Mexican Taco with Sweet Corn and Sweet Potato
25-30 mins
Flour 1 cup
Sweet potato 2 no, boiled and cut into cubes
Cabbage ¼, finely shredded
Lemon juice 1 tbsp
Lemon 2 no, cut into wedges
Coriander ¼ cup, chopped
Sweetcorn 1 cup
Rajma bean ½ cup boiled
Garlic 3 cloves, crushed
Yogurt 2 tbsp
Salt   to taste
Pepper   to taste
For Taco Seasoning    
Cumin powder 1 tsp
Chilli powder ½ tsp
Salt a pinch
Oregano dried ½ tsp
Pepper powder ½ tsp
Garlic powder ½ (optional)
In a bowl mix flour and salt and using warm water make a soft dough. Cut small balls from the dough to make the taco.

Roll the balls in the shape of taco and cook on a pan until golden and crispy from both sides. This is the taco base.

In a bowl add sweet potato and taco seasoning and mix well and set to marinate.

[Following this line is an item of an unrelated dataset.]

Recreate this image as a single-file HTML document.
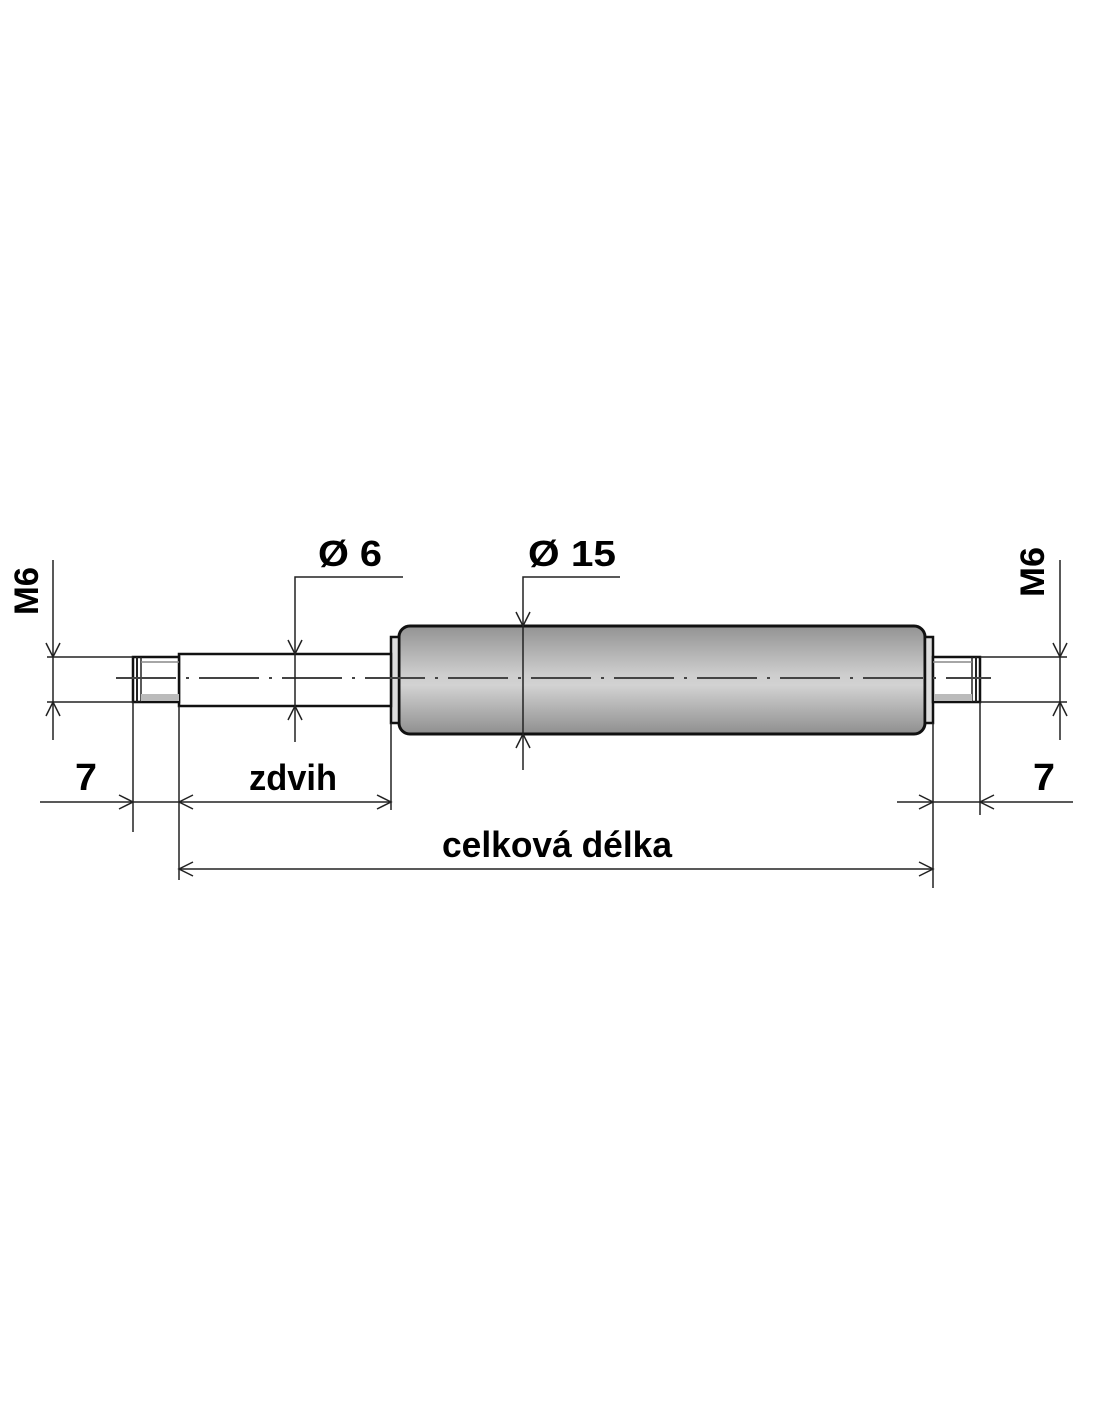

In a bowl add red cabbage, lemon juice and salt and set aside to pickle.

In a pan heat oil and sauté sweet corn until slightly charred. Add black beans and season with salt and pepper. Finish with lemon juice.

In a different pan heat oil and quickly stir the sweet potato until a bit charred.

Take a taco base and put a portion of sweet potato, sweetcorn mixture and pickled cabbage. Top with a little yogurt. Garnish with mashed avocado (optional) and serve.